「小公女」

 子どもはテレビのチャンネルを自分の気に入りの天気予報か、ディズニーチャンネルに換えると、リモコンを隠しに行く。そうやって親子でチャンネル争いがはじまったりするんだが、リモコンを取り戻しに行くのも面倒で、そのまま見ていると、ディズニーチャンネルの映画は「小公女」で、結局最後まで見入ってしまった。主人公のセーラ、ミンチン先生、小間使いのベッキー、友達のアーメンガード、なんてなつかしい名前たちだろう。
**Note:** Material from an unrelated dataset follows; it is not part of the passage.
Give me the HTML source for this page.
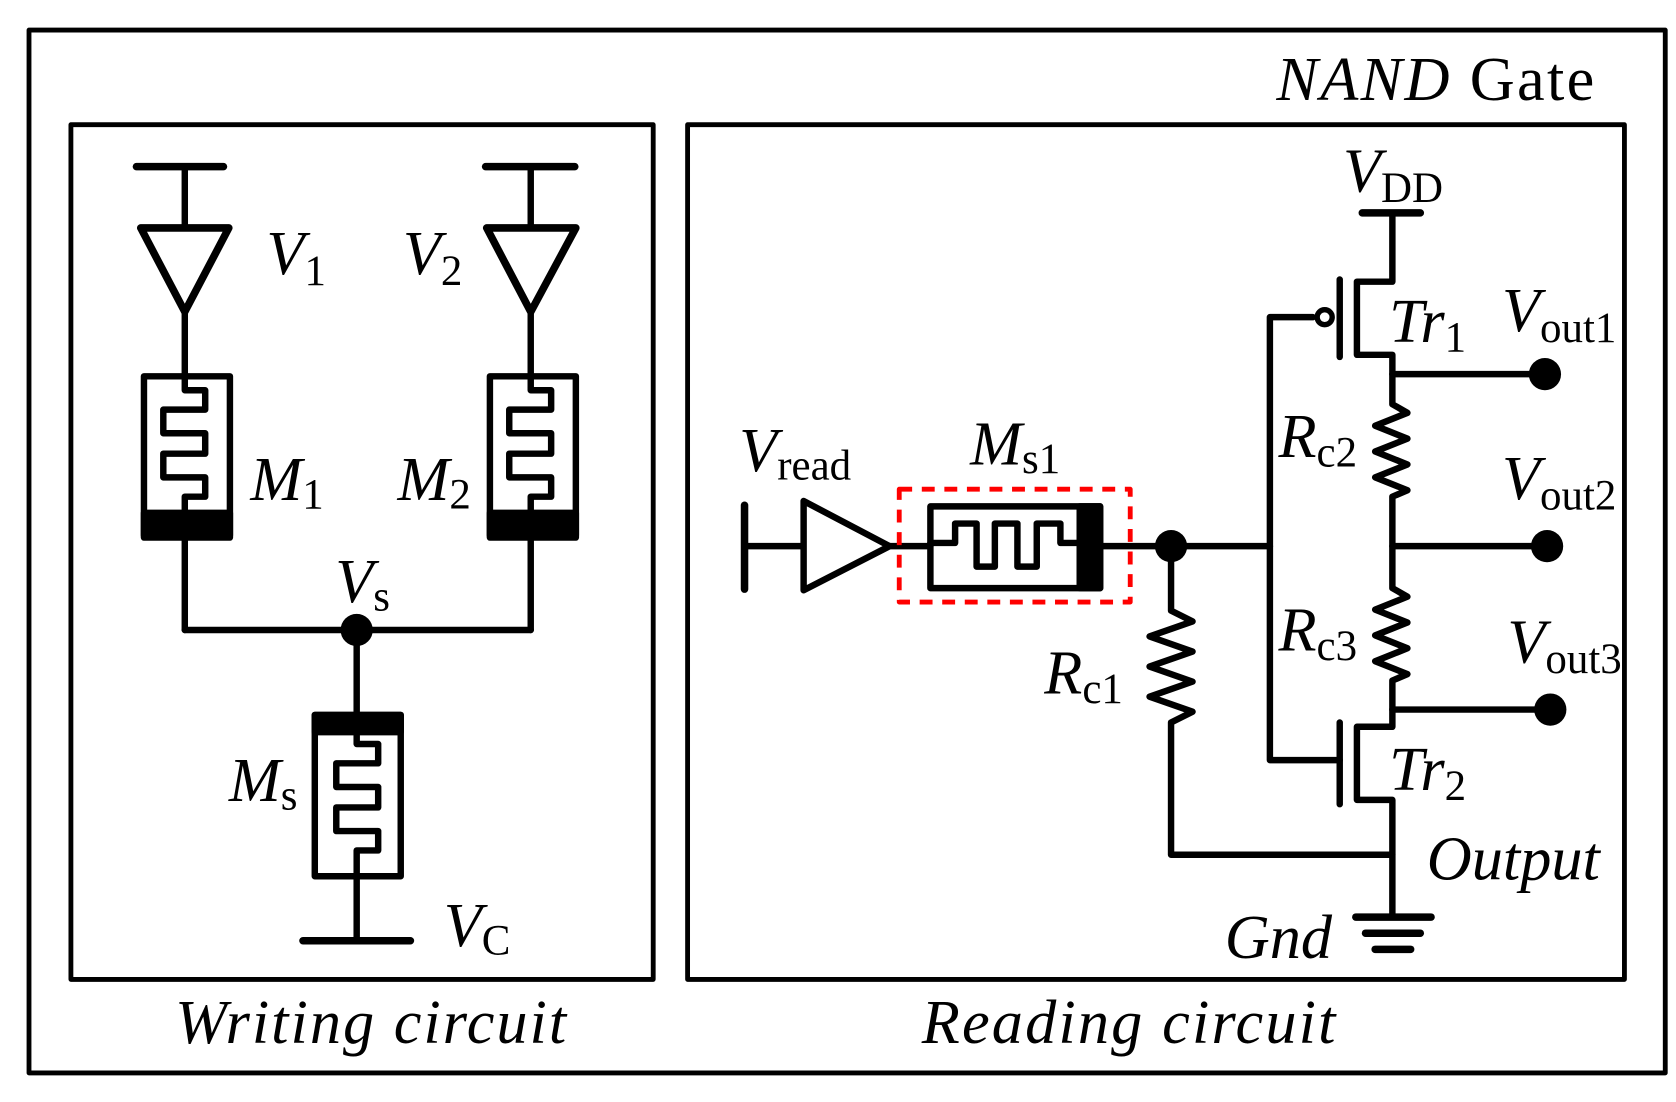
<!DOCTYPE html>
<html><head><meta charset="utf-8"><style>
html,body{margin:0;padding:0;background:#fff;}
svg{display:block}
text{font-family:"Liberation Serif",serif;fill:#000}
.i{font-style:italic;font-size:58px}
.s{font-size:40px;font-style:normal}
</style></head><body>
<svg width="1676" height="1102" viewBox="0 0 1560 1025" preserveAspectRatio="none" xmlns="http://www.w3.org/2000/svg">
<g fill="none" stroke="#000" stroke-width="6" stroke-linecap="round" stroke-linejoin="round">
<rect x="27" y="28" width="1523" height="970" stroke-width="4.5"/>
<rect x="66" y="116" width="542" height="795" stroke-width="4.5"/>
<rect x="640" y="116" width="872" height="795" stroke-width="4.5"/>

<!-- left branch -->
<line x1="127" y1="155" x2="208" y2="155" stroke-width="7"/>
<line x1="172" y1="155" x2="172" y2="212"/>
<polygon points="131,212 213,212 172,290" stroke-width="7"/>
<line x1="172" y1="290" x2="172" y2="350"/>
<rect x="134" y="350" width="80" height="148"/>
<rect x="134" y="477" width="80" height="23" fill="#000"/>
<polyline points="172,350 172,363 191,363 191,381 152,381 152,403 191,403 191,422 152,422 152,444 191,444 191,462 172,462 172,477"/>
<line x1="172" y1="500" x2="172" y2="586"/>
<!-- right branch -->
<line x1="452" y1="155" x2="535" y2="155" stroke-width="7"/>
<line x1="494" y1="155" x2="494" y2="212"/>
<polygon points="453,212 536,212 494,290" stroke-width="7"/>
<line x1="494" y1="290" x2="494" y2="350"/>
<rect x="456" y="350" width="80" height="148"/>
<rect x="456" y="477" width="80" height="23" fill="#000"/>
<polyline points="494,350 494,363 513,363 513,381 474,381 474,403 513,403 513,422 474,422 474,444 513,444 513,462 494,462 494,477"/>
<line x1="494" y1="500" x2="494" y2="586"/>
<line x1="172" y1="586" x2="494" y2="586"/>
<circle cx="332" cy="586" r="15" fill="#000" stroke="none"/>
<line x1="332" y1="586" x2="332" y2="665"/>
<rect x="293" y="665" width="80" height="150"/>
<rect x="293" y="665" width="80" height="16" fill="#000"/>
<polyline points="332,681 332,692 352,692 352,710 313,710 313,732 352,732 352,751 313,751 313,773 352,773 352,791 332,791 332,815"/>
<line x1="332" y1="815" x2="332" y2="875"/>
<line x1="282" y1="875" x2="382" y2="875" stroke-width="7"/>

<!-- reading -->
<line x1="693" y1="470" x2="693" y2="548" stroke-width="7"/>
<line x1="693" y1="508" x2="746" y2="508"/>
<polygon points="748,466 748,549 828,508"/>
<line x1="828" y1="508" x2="866" y2="508"/>
<rect x="866" y="471" width="158" height="76"/>
<rect x="1005" y="471" width="19" height="76" fill="#000"/>
<polyline points="866,505 889,505 889,487 909,487 909,527 926,527 926,487 947,487 947,527 965,527 965,487 987,487 987,505 1005,505"/>
<rect x="837" y="455" width="215" height="105" stroke="#f00" stroke-width="4.5" stroke-dasharray="12,9" stroke-linecap="butt"/>
<line x1="1024" y1="508" x2="1182" y2="508"/>
<circle cx="1090" cy="508" r="15" fill="#000" stroke="none"/>
<polyline points="1090,508 1090,568 1110,578 1070,592 1110,606 1070,620 1110,634 1070,648 1110,662 1090,672 1090,795 1296,795"/>
<polyline points="1222,295 1182,295 1182,707 1247,707"/>
<circle cx="1233" cy="295" r="7" stroke-width="5"/>
<line x1="1247" y1="260" x2="1247" y2="332"/>
<polyline points="1296,200 1296,262 1263,262 1263,330 1296,330 1296,376 1310,384 1280,396 1310,408 1280,420 1310,432 1280,444 1310,456 1296,462 1296,547 1310,555 1280,567 1310,579 1280,591 1310,603 1280,615 1310,627 1296,633 1296,676 1263,676 1263,744 1296,744 1296,853"/>
<line x1="1247" y1="672" x2="1247" y2="748"/>
<line x1="1268" y1="198" x2="1322" y2="198" stroke-width="7"/>
<line x1="1296" y1="348" x2="1438" y2="348"/>
<line x1="1296" y1="508" x2="1440" y2="508"/>
<line x1="1296" y1="660" x2="1443" y2="660"/>
<circle cx="1438" cy="348" r="15" fill="#000" stroke="none"/>
<circle cx="1440" cy="508" r="15" fill="#000" stroke="none"/>
<circle cx="1443" cy="660" r="15" fill="#000" stroke="none"/>
<line x1="1262" y1="853" x2="1332" y2="853" stroke-width="7"/>
<line x1="1271" y1="868" x2="1322" y2="868" stroke-width="7"/>
<line x1="1280" y1="883" x2="1313" y2="883" stroke-width="7"/>
</g>

<text x="1188" y="93" class="i" textLength="296" lengthAdjust="spacing">NAND <tspan font-style="normal">Gate</tspan></text>
<text x="163" y="970" class="i" textLength="364" lengthAdjust="spacing">Writing circuit</text>
<text x="858" y="970" class="i" textLength="385" lengthAdjust="spacing">Reading circuit</text>
<text x="248" y="255" class="i">V<tspan class="s" dy="10">1</tspan></text>
<text x="375" y="255" class="i">V<tspan class="s" dy="10">2</tspan></text>
<text x="233" y="465" class="i">M<tspan class="s" dy="8">1</tspan></text>
<text x="370" y="465" class="i">M<tspan class="s" dy="8">2</tspan></text>
<text x="312" y="560" class="i">V<tspan class="s" dy="8">s</tspan></text>
<text x="213" y="745" class="i">M<tspan class="s" dy="8">s</tspan></text>
<text x="413" y="880" class="i">V<tspan class="s" dy="8">C</tspan></text>
<text x="688" y="438" class="i">V<tspan class="s" dy="8">read</tspan></text>
<text x="903" y="432" class="i">M<tspan class="s" dy="8">s1</tspan></text>
<text x="1250" y="178" class="i">V<tspan class="s" dy="10">DD</tspan></text>
<text x="1293" y="318" class="i">Tr<tspan class="s" dy="9">1</tspan></text>
<text x="1398" y="308" class="i">V<tspan class="s" dy="10">out1</tspan></text>
<text x="1190" y="425" class="i">R<tspan class="s" dy="9">c2</tspan></text>
<text x="1398" y="464" class="i">V<tspan class="s" dy="10">out2</tspan></text>
<text x="1190" y="605" class="i">R<tspan class="s" dy="9">c3</tspan></text>
<text x="1403" y="616" class="i">V<tspan class="s" dy="10">out3</tspan></text>
<text x="972" y="645" class="i">R<tspan class="s" dy="9">c1</tspan></text>
<text x="1293" y="735" class="i">Tr<tspan class="s" dy="9">2</tspan></text>
<text x="1328" y="818" class="i">Output</text>
<text x="1140" y="891" class="i">Gnd</text>
</svg>
</body></html>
 オルコット夫人の「小公女」は、小学校1年から3年までの私の愛読書だった。学校の図書館には5冊か6冊の「小公女」があって、本によってセーラだったり、サラだったりした。それを何度も何度も読んだのだ。
 
 学生の頃、下宿にネズミが出て、台所のあたりをちょろちょろしていたとき、ネズミも友だちだったセーラのことを思い出して、ネズミも生きていかなければならないし、一緒に暮らすのも悪くない、と思って、石鹸をかじられるのもほうっていた。のだが、ある日、とてもお腹がすいて、そういえば冷蔵庫の上にクッキーがあったと、それだけ楽しみに帰りついたのに、クッキーがない。半分以上も残っていたはずなのに、かけらひとつも残っていない。ネズミのせいにちがいなかった。台所のネズミの穴をビール瓶でふさぎながら、私はセーラにはなれないな、と思った。
 
 「小公女」の映画、町で花売りをしている貧しい母娘がいて、ああ、そんな光景は、映画のなかだけでいい、と思った。
 
 昔、もう20年ほど前、韓国に行ったとき、秋だったけれど、釜山の近くの海水浴場へ海を見に行った。店で軽食をとっていたら、10歳くらいの少年が、黙って私たちのテーブルにガムを置いた。ガム売りをして家計を助けていたのだろう。ぶっきらぼうな表情と汚れてすりきれた服の袖口がいまも目に浮かぶ
 その翌年だったか、中国に行ったときは、上海のレストラン前の路上に、何か書いた紙を広げ、その上に12、3歳くらいの少年がうつむいてすわっていた。上海に乞食はいない、と通訳の人は言うのだったけれど、目の前の少年が物乞いしていることは、明らかだった。
 
 それからまた何年かして、フィリピンに行くと、ゴミ袋に入れられて捨てられていた子が、拾われて育てられていた。あのとき、5歳だった女の子の傍らで、その子が救いだされて生きていることに感動していた。心の深くが温かくなるようで、一緒にごはんを食べながら、生きることを、もう一度最初からはじめてみようと、私は思ったんだった。
 
 今日から12月、なのだが、そんなに寒くないので、まだ晩秋の感じだ。